Currently 3rd semester. The only time we needed logic was in one class where literally an entire list of different rules were given. Most of them were proven, but not in the „complete“ way (they basically assumed common sense)

If I wanted to be more tiring I would not even assume !

Oops forgot the reply

To my solution

Yes ! I love to be able to prove common sense

But even logic has axioms, so it isn't rational to take logic as granted ( but we should take it for granted)

There is really no need to be that precise, but it is fun to get the skill to be so if needed !

Exactly, that‘s what was so fun about this question

Because the answer is found intuitively immediately !

I was really in meltdown today. It is 5 am for me

But in some cases I honestly prefer not having to understand the proofs. The stuff we need for quantum mechanics is way too complicated and I honestly wouldn’t survive the exams if we were required to proof everything

Yeah same for me lmao. I can finally go sleep XD

Damn I prevented you sleeping :(

I remember the formulas and the methods thanks to demos !

I forgot the know by heart

Nah don’t worry. My sleep schedule is messed up anyways XD

Where are you from ?

Germany, but I study in Zurich

And you?

France !

Nice!

You have school tomorrow ?

Afternoon yes. But even if I don’t go, the lectures are recorded

I don't have this chanve

The nice thing about university is the fact you don’t have to worry about attendance

I'm in a preparation class I HAVE to follow

Poor soul

I banned phones for weeks but today was too much I don't know why. Well we're flooding the solution chat. Good nigjt !

Thanks!

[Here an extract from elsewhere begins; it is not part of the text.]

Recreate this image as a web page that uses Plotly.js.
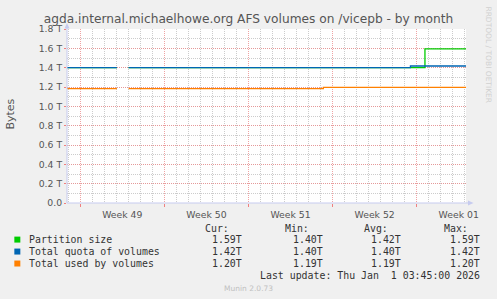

Good night!

I learned in logic class and idk this

Yeah idk where to start other than the "if A=>B" part

Do I have to start from the axioms?

You probably do

My first thought was Boolean theorems but then I was like I bet he wouldn’t allow it

this kinda reminds me of hilbert type calculus

Probably, but thats not a format im too farmilliar with

Man idk where to go from here

You can prove boolean theorems !

I can’t stress this enough, but I don’t wanna

Start proving the most you can, you can use assumptions to create =>; you can do small demonstrations showing the implications of the assumptions then you use the end result of the big implication

I try to do it using only the axiom given but Idk how but I know how to do it by implication chains

I guess de Morgan law is also not allowed lmao

You can prove de Morgan, but it is harder than the actual solution. Also, I would recommend trying to go backwards along the chain, since it usually means that you essentially use the axioms to simplify instead of expanding the term. That’s how I solved the problem, and it’s my go to way for most mathematical proofs in general

||Let us call the four axioms A1, A2, A3, A4. By substituting B, C, ~A for A, B, C in A4, we have (B => C) => ((A => B) => (A => C)). That is, if B => C is true, and if A => B is true, then A => C is as well. This is called hypothetical syllogism. Moreover, since A => A is true, "~A or A" is true; by applying A3, we have that "A or ~A" is true as well. By substituting ~A for A, we have "~A or ~~A", and thus "A => ~~A" is true; we will call this criteria 1. Let us substitute B, ~~B, ~A for A, B, C in A4; we have (B => ~~B) => ((A => B) => (A => ~~B)). Since B => ~~B is always true (criteria 1), we have that (A => B) => (A => ~~B) is always true. We shall call this criteria 2. By A3 we have (A => ~~B) => (~B => ~A), and by applying hypothetical syllogism to criteria 2 and the preceding application of A2, we have (A => B) => (~B => ~A); let us call this criteria 3. Finally, by substituting ~B, ~A, C for A, B, C in A4, we have (~B => ~A) => ((C or ~B) => (C or ~A)). Since A => B is given, by criteria 3 we have ~B => ~A; thus (C or ~B) => (C or ~A) is true. By trivial applications of A3 and hypothetical syllogism, we have (~B or C) => (~A or C); the proof is complete.||

Perfet ! You just need to prove A => A but you can do it easily ! Well played :D

Lemma 0: [(A=>B) and (B=>C)] => (A=>C)
i refuse to do out notation for this
Lemma 1: A => A
A => (A or A) => A
Lemma 2: A => !(!A)
(!A=>!A) = (!(!A) or !A) => (!A or !(!A)) = [A=>!(!A)]
Lemma 3: (B or A) => [B or !(!A)]
[A=>!(!A)] => [(B or A) => [B or !(!A)]]
Proof:
(A=>B) = (!A or B) => [!A or !(!B)] => [!(!B) or !A] = (!B=>!A) => [(C or !B)=>(C or !A)] => [(!B or C)=>(!A or C)] = [(B=>C)=>(A=>C)]

@cinder tangle look fine?